> **Job**
Leaving out all pictures, please print only the lines from the one containing "Write the seaborn" through the one containing "import seaborn as sns".

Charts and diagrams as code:
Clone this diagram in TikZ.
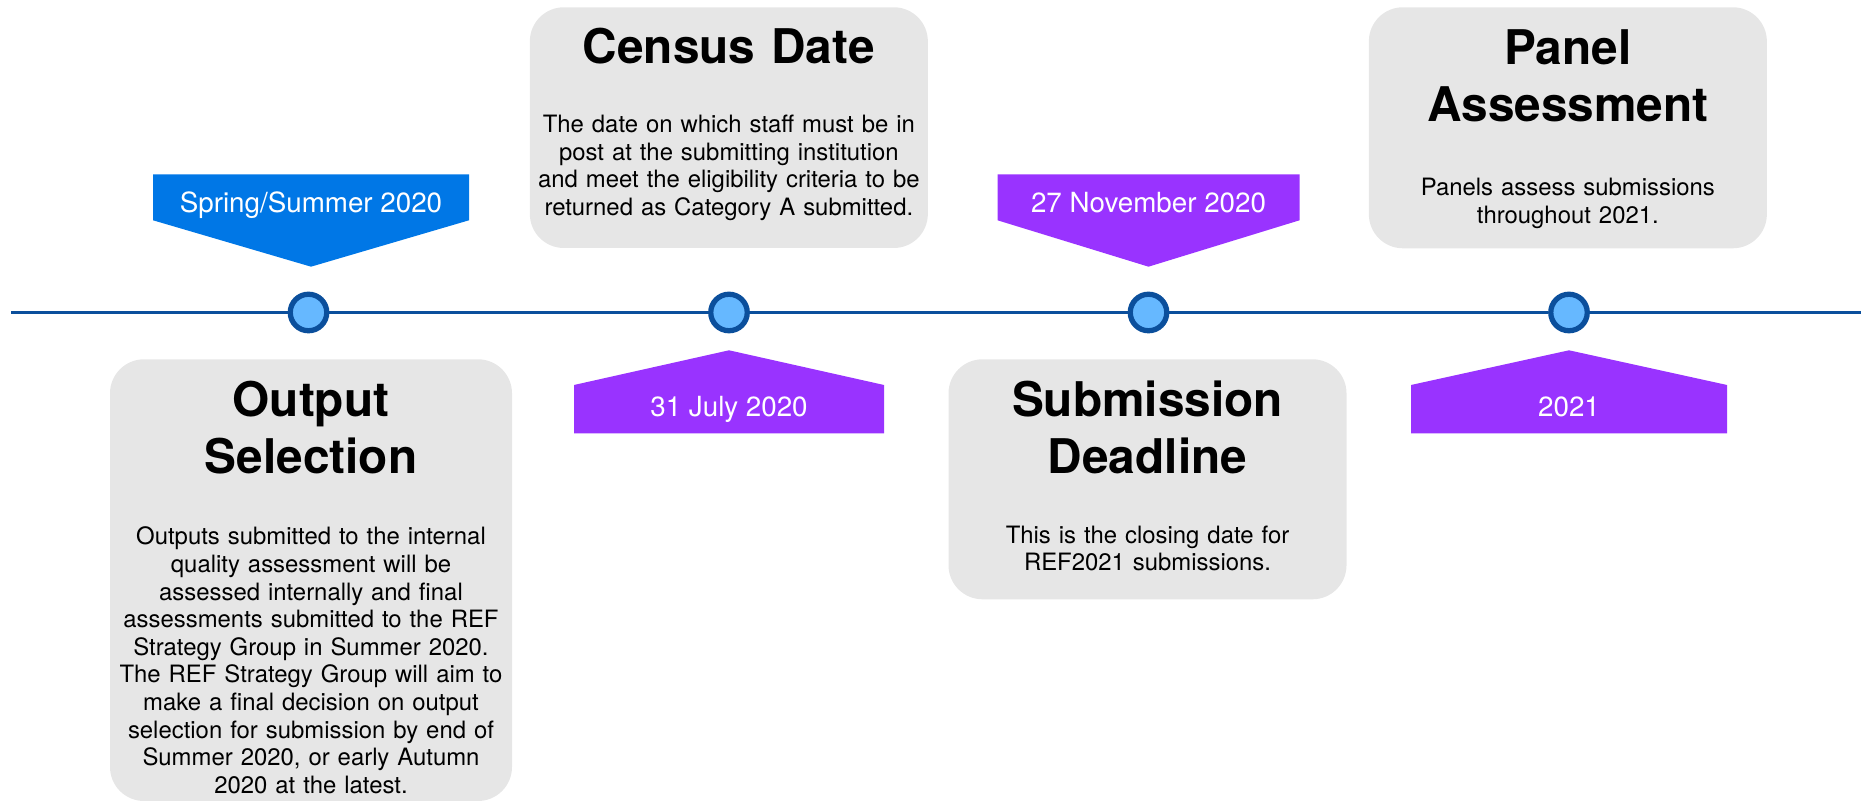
\documentclass[tikz,border=0pt]{standalone}
\usepackage{fontspec}
\setmainfont{TeX Gyre Heros}
\usetikzlibrary{positioning, calc}

\definecolor{lineblue}{HTML}{0B4F9C}
\definecolor{dotblue}{HTML}{66B8FF}
\definecolor{flagblue}{HTML}{0077E6}
\definecolor{flagpurple}{HTML}{9933FF}
\definecolor{boxgrey}{HTML}{E6E6E6}

\begin{document}
\begin{tikzpicture}[
    milestone/.style={circle, draw=lineblue, fill=dotblue, line width=3pt, minimum size=0.73cm, inner sep=0pt},
    infobox/.style={rectangle, rounded corners=0.68cm, fill=boxgrey, minimum width=7.96cm, inner sep=0pt, outer sep=0pt},
    boxtitle/.style={anchor=base, text width=7.9cm, align=center, inner sep=0pt, font=\fontsize{27.2}{32.4}\selectfont\bfseries},
    boxtext/.style={anchor=base, text width=7.9cm, align=center, inner sep=0pt, font=\fontsize{13.6}{15.7}\selectfont},
    flagtext/.style={anchor=base, text=white, inner sep=0pt, font=\fontsize{15.8}{19}\selectfont}
]
    \useasboundingbox (0,0) rectangle (37.22,16.06);

    % Timeline with its four milestones
    \coordinate (start) at (0.22,9.81);
    \coordinate (end) at (37.22,9.81);
    \node[milestone] (m1) at (6.17,9.81) {};
    \node[milestone] (m2) at (14.58,9.81) {};
    \node[milestone] (m3) at (22.97,9.81) {};
    \node[milestone] (m4) at (31.38,9.81) {};
    \draw[lineblue, line width=2.1pt] (start) -- (m1) -- (m2) -- (m3) -- (m4) -- (end);

    % Date flags above the line
    \foreach \m/\dx/\w/\c/\txt in {m1/0.05/3.16/flagblue/{Spring/Summer 2020}, m3/0/3.02/flagpurple/{27 November 2020}} {
        \fill[\c] ($(\m)+(\dx,0.916)$) -- ++(-\w,0.928) -- ++(0,0.92) -- ++(2*\w,0) -- ++(0,-0.92) -- cycle;
        \node[flagtext] (date-\m) at ($(\m)+(\dx,1.99)$) {\txt};
    }

    % Date flags below the line
    \foreach \m/\w/\txt in {m2/3.1/31 July 2020, m4/3.16/2021} {
        \fill[flagpurple] ($(\m)+(0,-0.756)$) -- ++(-\w,-0.694) -- ++(0,-0.966) -- ++(2*\w,0) -- ++(0,0.966) -- cycle;
        \node[flagtext] (date-\m) at ($(\m)+(0,-2.09)$) {\txt};
    }

    % Output Selection
    \node[infobox, minimum width=8.04cm, minimum height=8.834cm] (outbox) at (6.22,4.457) {};
    \node[boxtitle] (outtitle) at (6.22,7.72) {Output\\Selection};
    \node[boxtext] (outtext) at (6.22,5.16) {Outputs submitted to the internal\\quality assessment will be\\assessed internally and final\\assessments submitted to the REF\\Strategy Group in Summer 2020.\\The REF Strategy Group will aim to\\make a final decision on output\\selection for submission by end of\\Summer 2020, or early Autumn\\2020 at the latest.};

    % Census Date
    \node[infobox, minimum height=4.814cm] (censusbox) at (14.577,13.507) {};
    \node[boxtitle] (censustitle) at (14.577,14.78) {Census Date};
    \node[boxtext] (censustext) at (14.577,13.406) {The date on which staff must be in\\post at the submitting institution\\and meet the eligibility criteria to be\\returned as Category A submitted.};

    % Submission Deadline
    \node[infobox, minimum height=4.8cm] (subbox) at (22.95,6.474) {};
    \node[boxtitle] (subtitle) at (22.95,7.726) {Submission\\Deadline};
    \node[boxtext] (subtext) at (22.95,5.194) {This is the closing date for\\REF2021 submissions.};

    % Panel Assessment
    \node[infobox, minimum height=4.82cm] (panelbox) at (31.357,13.504) {};
    \node[boxtitle] (paneltitle) at (31.357,14.76) {Panel\\Assessment};
    \node[boxtext] (paneltext) at (31.357,12.15) {Panels assess submissions\\throughout 2021.};
\end{tikzpicture}
\end{document}
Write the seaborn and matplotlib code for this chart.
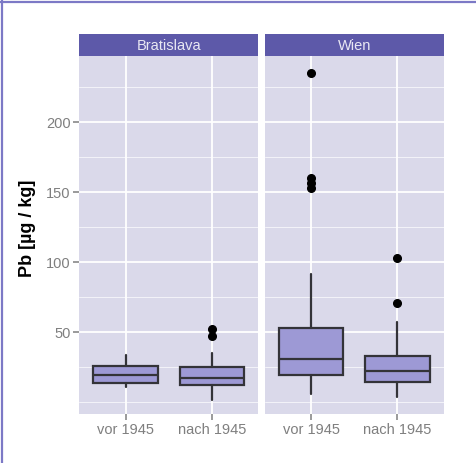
import matplotlib
matplotlib.use("Agg")
import matplotlib.pyplot as plt
from matplotlib.patches import Rectangle
from matplotlib.lines import Line2D
from matplotlib.ticker import FixedLocator
import pandas as pd
import seaborn as sns

# Blei-Gehalt je Stadt und Bauperiode (Boxplot-Kennwerte, µg/kg)
cities = ["Bratislava", "Wien"]
periods = ["vor 1945", "nach 1945"]
city = ["Bratislava", "Bratislava", "Wien", "Wien"]
period = ["vor 1945", "nach 1945", "vor 1945", "nach 1945"]
whisker_low = [10.7, 1.4, 5.7, 3.6]
q1 = [13.6, 12.1, 19.3, 14.3]
median = [19.3, 17.1, 30.7, 22.1]
q3 = [25.7, 25.0, 52.9, 32.9]
whisker_high = [33.6, 35.0, 91.4, 57.0]
outliers = [[], [47, 52], [153, 156, 160, 235], [71, 103]]
y_ticks = [50, 100, 150, 200]

df = pd.DataFrame({
    "Stadt": city, "Periode": period,
    "whislo": whisker_low, "q1": q1, "med": median, "q3": q3,
    "whishi": whisker_high, "fliers": outliers,
})

PANEL_BG = "#DAD9EA"
STRIP_BG = "#5D59A9"
BOX_FILL = "#9D99D5"
LINE_COL = "#333338"
TICK_COL = "#7F7F7F"

sns.set_theme(style="darkgrid", rc={
    "axes.facecolor": PANEL_BG,
    "grid.color": "white",
})
plt.rcParams["font.family"] = ["Liberation Sans", "DejaVu Sans"]


def draw_boxes(data, **kws):
    ax = plt.gca()
    stats = []
    pos = []
    for _, r in data.iterrows():
        stats.append(dict(whislo=r.whislo, q1=r.q1, med=r.med, q3=r.q3,
                          whishi=r.whishi, fliers=list(r.fliers)))
        pos.append(periods.index(r.Periode))
    ax.bxp(stats, positions=pos, widths=0.75, patch_artist=True,
           showcaps=False, manage_ticks=False,
           boxprops=dict(facecolor=BOX_FILL, edgecolor=LINE_COL, linewidth=1.6),
           medianprops=dict(color=LINE_COL, linewidth=1.6),
           whiskerprops=dict(color=LINE_COL, linewidth=1.6),
           flierprops=dict(marker="o", markerfacecolor="black",
                           markeredgecolor="black", markersize=5.5))


g = sns.FacetGrid(df, col="Stadt", col_order=cities, sharey=True, sharex=True,
                  despine=False)
g.map_dataframe(draw_boxes)
fig = g.figure
fig.set_size_inches(4.76, 4.64)
fig.set_dpi(100)
fig.subplots_adjust(left=79 / 476, right=444 / 476, bottom=1 - 415 / 464,
                    top=1 - 57 / 464, wspace=6 / 179)
g.set_titles("")

for ax, name in zip(g.axes.flat, cities):
    ax.set_xlim(-0.54, 1.54)
    ax.set_ylim(-8.6, 247)
    ax.set_xticks([0, 1])
    ax.set_xticklabels(periods)
    ax.yaxis.set_major_locator(FixedLocator(y_ticks))
    ax.yaxis.set_minor_locator(FixedLocator([0, 25, 75, 125, 175, 225]))
    ax.grid(which="major", color="white", linewidth=1.3)
    ax.grid(which="minor", axis="y", color="white", linewidth=0.6, alpha=0.8)
    ax.tick_params(axis="y", which="minor", length=0)
    ax.tick_params(axis="both", which="major", direction="out", length=4,
                   width=1.1, color=TICK_COL, labelcolor=TICK_COL,
                   labelsize=10.5, pad=2, bottom=True, left=True)
    ax.set_xlabel("")
    ax.set_ylabel("")
    for s in ax.spines.values():
        s.set_visible(False)
    ax.add_patch(Rectangle((0, 1), 1, 22 / 358, transform=ax.transAxes,
                           facecolor=STRIP_BG, edgecolor="none", clip_on=False))
    ax.text(0.5, 1 + 11 / 358, name, transform=ax.transAxes, ha="center",
            va="center", color="#E9E8F3", fontsize=10.5)

g.axes.flat[1].tick_params(axis="y", left=False, labelleft=False)

fig.text(28 / 476, 1 - 228 / 464, "Pb [µg / kg]", rotation=90, ha="center",
         va="center", fontsize=13, fontweight="bold", color="black")

# frame lines along the top and left edge
edge = "#7C79C6"
fig.add_artist(Line2D([0, 1], [1 - 3 / 464] * 2, transform=fig.transFigure,
                      color=edge, linewidth=1.6))
fig.add_artist(Line2D([2 / 476] * 2, [0, 1], transform=fig.transFigure,
                      color=edge, linewidth=1.6))

fig.savefig("out.png", dpi=100, facecolor="white")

> **Response**
Write the seaborn and matplotlib code for this chart.
import matplotlib
matplotlib.use("Agg")
import matplotlib.pyplot as plt
from matplotlib.patches import Rectangle
from matplotlib.lines import Line2D
from matplotlib.ticker import FixedLocator
import pandas as pd
import seaborn as sns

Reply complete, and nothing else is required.